When you live in a state defined by lakes like we do here in Wisconsin, you often get a front-row view of just how dynamic and changing those bodies of water can be. Each day can look totally different from the next – we get the nearly Caribbean clarity of clear water phases, scummy green algae blooms, snow-covered expanses of ice and days with whitecaps breaking across the surface.
And, sometimes, when the wind is just right (like today), the surface of the lake is striated in perfectly parallel lines of white foam.
This is a phenomenon that has undoubtedly been observed since as long as there have been humans around to watch the wind blow over open water, but the first scientist to explain the phenomenon was a man named Irving Langmuir, a chemist and physicist who would go on to be awarded a Nobel Prize.

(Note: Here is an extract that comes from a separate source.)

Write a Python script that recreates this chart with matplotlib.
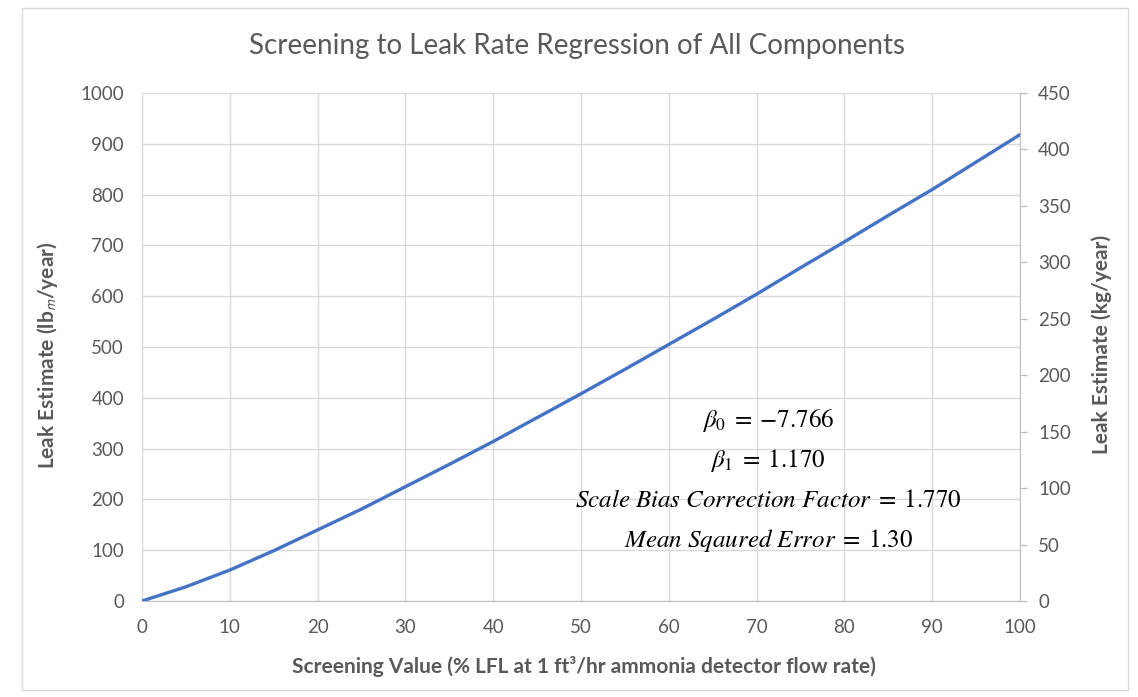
import numpy as np
import matplotlib.pyplot as plt
from matplotlib.patches import Rectangle

# values
screening = [0, 5, 10, 15, 20, 25, 30, 35, 40, 45, 50,
             55, 60, 65, 70, 75, 80, 85, 90, 95, 100]
leak_lb = [0, 28, 61, 99, 140, 181, 225, 269, 314, 361, 408,
           456, 505, 554, 604, 656, 707, 759, 810, 864, 918]

x_ticks = list(range(0, 101, 10))
left_ticks = list(range(0, 1001, 100))
right_ticks = list(range(0, 451, 50))

notes = [r"$\beta_0\;=\;{-}7.766$",
         r"$\beta_1\;=\;1.170$",
         r"$Scale\ Bias\ Correction\ Factor\;=\;1.770$",
         r"$Mean\ Sqaured\ Error\;=\;1.30$"]

gray = "#595959"
grid_gray = "#d9d9d9"

plt.rcParams['font.family'] = ['Lato', 'DejaVu Sans']
plt.rcParams['mathtext.fontset'] = 'stix'

fig = plt.figure(figsize=(11.38, 6.97), dpi=100)
ax = fig.add_axes([0.1248, 0.1377, 0.7715, 0.7289])

# chart area border
fig.patches.append(Rectangle((0.019, 0.010), 0.972, 0.978, transform=fig.transFigure,
                             fill=False, edgecolor="#d9d9d9", linewidth=1.0))

ax.plot(screening, leak_lb, color="#4472C4", linewidth=2.4, zorder=3)

ax.set_xlim(0, 100)
ax.set_ylim(0, 1000)
ax.set_xticks(x_ticks)
ax.set_yticks(left_ticks)
ax.grid(True, color=grid_gray, linewidth=1.0)
ax.tick_params(axis='both', length=0, labelsize=13.5, colors=gray)
ax.tick_params(axis='x', pad=13)
ax.tick_params(axis='y', pad=13)
for s in ['top', 'left']:
    ax.spines[s].set_visible(False)
ax.spines['bottom'].set_color("#bfbfbf")
ax.spines['right'].set_visible(False)

ax.set_xlabel("Screening Value (% LFL at 1 ft³/hr ammonia detector flow rate)",
              fontsize=15, fontweight='bold', color=gray, va='center')
ax.xaxis.set_label_coords(0.503, -0.128)
ax.set_ylabel(r"Leak Estimate (lb$_\mathsf{m}$/year)",
              fontsize=15, fontweight='bold', color=gray, va='center')
ax.yaxis.set_label_coords(-0.108, 0.484)

ax2 = ax.twinx()
ax2.set_ylim(0, 450)
ax2.set_yticks(right_ticks)
ax2.tick_params(axis='y', length=5, width=1, color="#bfbfbf",
                labelsize=13.5, labelcolor=gray, pad=8)
for s in ['top', 'left', 'bottom']:
    ax2.spines[s].set_visible(False)
ax2.spines['right'].set_color("#bfbfbf")
ax2.set_ylabel("Leak Estimate (kg/year)", fontsize=15, fontweight='bold',
               color=gray, va='center')
ax2.yaxis.set_label_coords(1.093, 0.506)

fig.text(0.507, 0.934, "Screening to Leak Rate Regression of All Components",
         fontsize=20, color=gray, ha='center', va='center')

note_y = [0.396, 0.339, 0.283, 0.224]
for txt, yy in zip(notes, note_y):
    fig.text(0.675, yy, txt, fontsize=18, ha='center', va='center', color="black")

fig.savefig("out.png", dpi=100)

In 1927, Langmuir was sailing upon the Sargasso Sea, a region of sluggishly circulating water, called a gyre, in the Atlantic Ocean. The Sargasso Sea is so named for a genus of seaweed call Sargassum which is often found floating on the surface and, if the wind is just right, is organized in perfectly parallel lines, or windrows, just like the foam floating on the surface of Lake Monona on my morning walk today.

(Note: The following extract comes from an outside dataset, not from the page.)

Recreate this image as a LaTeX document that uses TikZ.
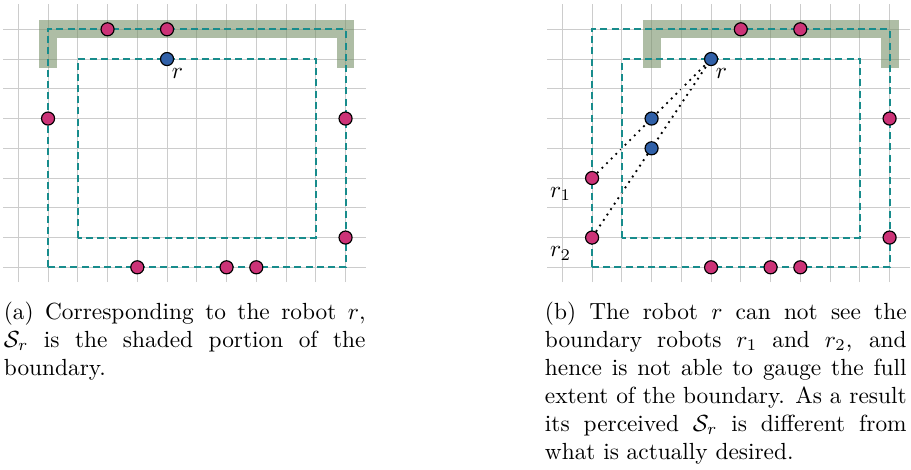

It was enough for Langmuir to ask a quintessentially scientific question – what the heck is going on here?
After returning home from his voyage, Langmuir documented the same phenomenon in Lake George, New York and, like any good physicist, he set out to explain it.
The short version of the explanation is that, when a steady wind develops over the surface of a body of water like a lake, the wind pushes surface water along with it. As surface water moves away from one spot on the lake, water from the layer below that surface water moves up to take its place in what’s called an “upwelling.”

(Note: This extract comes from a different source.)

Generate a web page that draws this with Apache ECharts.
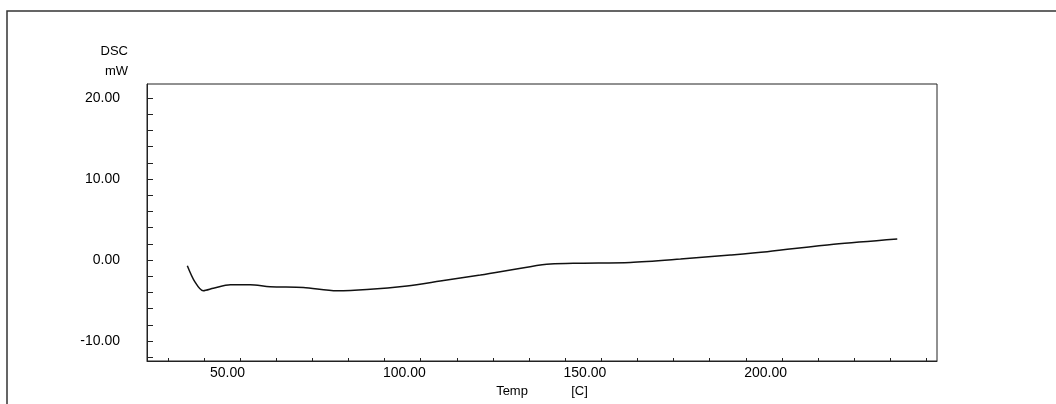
<!DOCTYPE html>
<html>
<head>
<meta charset="utf-8">
<script src="https://cdn.jsdelivr.net/npm/echarts@6/dist/echarts.min.js"></script>
<style>html,body{margin:0;padding:0;background:#fff}#c{width:1056px;height:404px}</style>
</head>
<body>
<div id="c"></div>
<script>
// Temperature [C]
var temps = [35.4, 37.5, 39.8, 42.6, 47.3, 52.8, 58.3, 67.5, 76.8, 85.1, 96.2, 105.4, 116.5, 130.3, 135.9, 144.2, 158.0, 171.9, 185.7, 195.9, 214.3, 231.9];
// DSC [mW]
var dsc = [-0.7, -2.7, -3.8, -3.5, -3.05, -3.05, -3.3, -3.4, -3.8, -3.65, -3.2, -2.6, -1.85, -0.82, -0.5, -0.4, -0.3, 0.12, 0.62, 1.03, 1.93, 2.59];
var xLabelValues = [50, 100, 150, 200];
var xMinorTicks = [30, 40, 50, 60, 70, 80, 90, 100, 110, 120, 130, 140, 150, 160, 170, 180, 190, 200, 210, 220, 230, 240];
var yLabelValues = [-10, 0, 10, 20];
var yTicks = [-12, -10, -8, -6, -4, -2, 0, 2, 4, 6, 8, 10, 12, 14, 16, 18, 20];

var font = 'Liberation Sans, Arial, sans-serif';
var chart = echarts.init(document.getElementById('c'), null, {renderer: 'canvas'});
chart.setOption({
  animation: false,
  backgroundColor: '#fff',
  grid: {left: 147, right: 119, top: 84, bottom: 43, show: true, borderColor: '#222', borderWidth: 1, backgroundColor: 'transparent'},
  xAxis: {
    type: 'value', min: 24.24, max: 242.9,
    name: 'Temp            [C]', nameLocation: 'middle', nameGap: 23,
    nameTextStyle: {color: '#000', fontFamily: font, fontSize: 13},
    axisLine: {show: true, onZero: false, lineStyle: {color: '#222', width: 1}},
    axisTick: {show: true, inside: true, length: 3, customValues: xMinorTicks, lineStyle: {color: '#222'}},
    axisLabel: {show: true, customValues: xLabelValues, align: 'right', margin: 5, padding: [0, -5, 0, 0], color: '#000', fontFamily: font, fontSize: 14,
      formatter: function (v) { return v.toFixed(2); }},
    splitLine: {show: false}
  },
  yAxis: {
    type: 'value', min: -12.47, max: 21.73,
    name: 'DSC\nmW', nameLocation: 'end', nameGap: 3,
    nameTextStyle: {color: '#000', fontFamily: font, fontSize: 13, align: 'right', verticalAlign: 'bottom', lineHeight: 20, padding: [0, 19, 0, 0]},
    axisLine: {show: true, onZero: false, lineStyle: {color: '#222', width: 1}},
    axisTick: {show: true, inside: true, length: 6, customValues: yTicks, lineStyle: {color: '#222'}},
    axisLabel: {show: true, customValues: yLabelValues, margin: 27, color: '#000', fontFamily: font, fontSize: 14,
      formatter: function (v) { return v.toFixed(2); }},
    splitLine: {show: false}
  },
  graphic: [{
    type: 'polyline', silent: true,
    shape: {points: [[7, 404], [7, 11], [1056, 11]]},
    style: {stroke: '#333', lineWidth: 1.5, fill: null}
  }],
  series: [{
    type: 'line',
    data: temps.map(function (t, i) { return [t, dsc[i]]; }),
    smooth: 0.3, showSymbol: false,
    lineStyle: {color: '#111', width: 1.5}
  }]
});
</script>
</body>
</html>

At the same time, where the surface water runs into other water, some of it sinks and creates a “downwelling.” The two motions form a “tube” of water that points in the direction the wind is blowing, but spins – or circulates – perpendicular to the wind. The surface of the lake eventually lines up in a series of these tubes and they rotate opposite of their neighbor, creating alternating rows of upwelling and downwelling and, stuck in those rows of downwelling, are anything that floats – from Sargassum seaweed to foamy bubbles.
If you really want a deep dive on the physics of it all, check out this great video:
The keys is for a steady – and not too strong – wind. Anything over about seven miles per hour and the lake surface forms a much more familiar sight – lines of waves headed toward the downwind shore.
This explanation of the physics behind there lake lines would eventually be published in the journal Science, helping the term “Langmuir circulation” enter the lake observer’s lexicon – although you’ll most often hear them simply called “Langmuir lines.”